Goodrich: The lineage of the name Goodrich begins with the Anglo-Saxon tribes in Britain. It is a result of when they lived in the region of Goodrich or Gotheridge in the county of Hereford. The surname Goodrich may also derive from the patronymic name the son of Godrich which was composed of the elements God which referred to someone good and Ric which meant power.The surname may also have derived from the Old English cud, meaning “famous,” with the aforementioned “ric.” The surname Goodrich was also first found in Yorkshire, where they held a family seat from very ancient times, some say well before the Norman Conquest and the arrival of Duke William at Hastings in 1066 A.D.
Grendon: The surname Grendon was first found in Warwickshire where they held a family seat as Lords of the Manor.

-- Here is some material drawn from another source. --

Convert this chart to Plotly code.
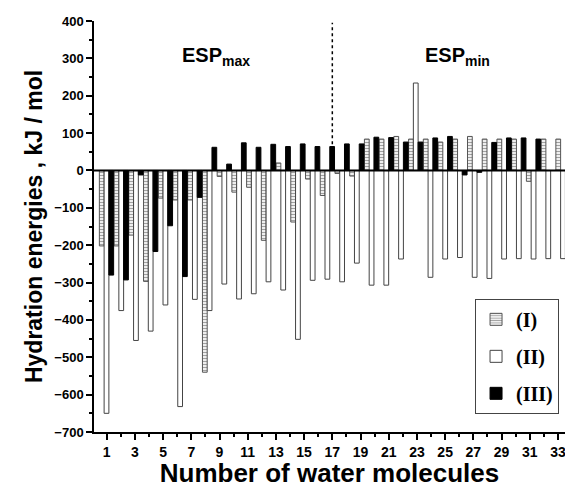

Grey: The story of the name Grey begins with a family in the Boernician tribe of the ancient Scottish-English border region. Grey is a name for a person who had gray hair. In Scotland, the surname Grey actually came from two different derivations. As a nickname, it came from the Gaelic word riabhach, which means gray. As a habitational name, it derived from the place named Graye, in Calvados. This place-name came from the Gallo-Roman personal name, Gratus, which means welcome or pleasing. The surname Grey was first found in Northumberland, with Anschatel Groy of Haute Saone, Normandy, who fought with William the Conqueror in 1066 AD. After the conquest, Anschatel Groy settled in Chillingham, Northumberland. He was from the department of Haute Saone called Gray, sometimes Groy, or Croy, in Normandy.
Groot: is a Dutch surname. Groot means “big” in Dutch and the surname was originally a nickname for a tall person. The name is most common in the province of North Holland.
Guilford/ Gilford: The name Guilford is of Anglo-Saxon origin and came from when a family lived in the village of Guildford, which was in the county of Surrey. The surname was originally derived from the Old English word guilford which denoted the “ford where the marigolds grew.” The surname Guilford was first found in Kent at Guildford, a county town that dates back to Saxon times c. 880 when it was first listed as Gyldeforda. About 978 or so, it was home to an early English Royal Mint. By the Domesday Book of 1086, the town’s name had evolved to Gildeford and was held by William the Conqueror. Guildford Castle is thought to have been built shortly after the 1066 invasion of England by William the Conqueror. As the castle is not listed in the Domesday Book, it is generally thought to have been built after 1086.
Gullett: Bapt. ‘the son of William,’ from the N. the Franch Guille (English Will), and diminutive Guill-ot (English Willott or Willett). This made only a slight impression on English nomenclature, the desire to keep it distinct from Gilot, the nick, and diminutive of Juliana (v. Gillott, a), causing Williamot, shortened to Wilmot, to predominate.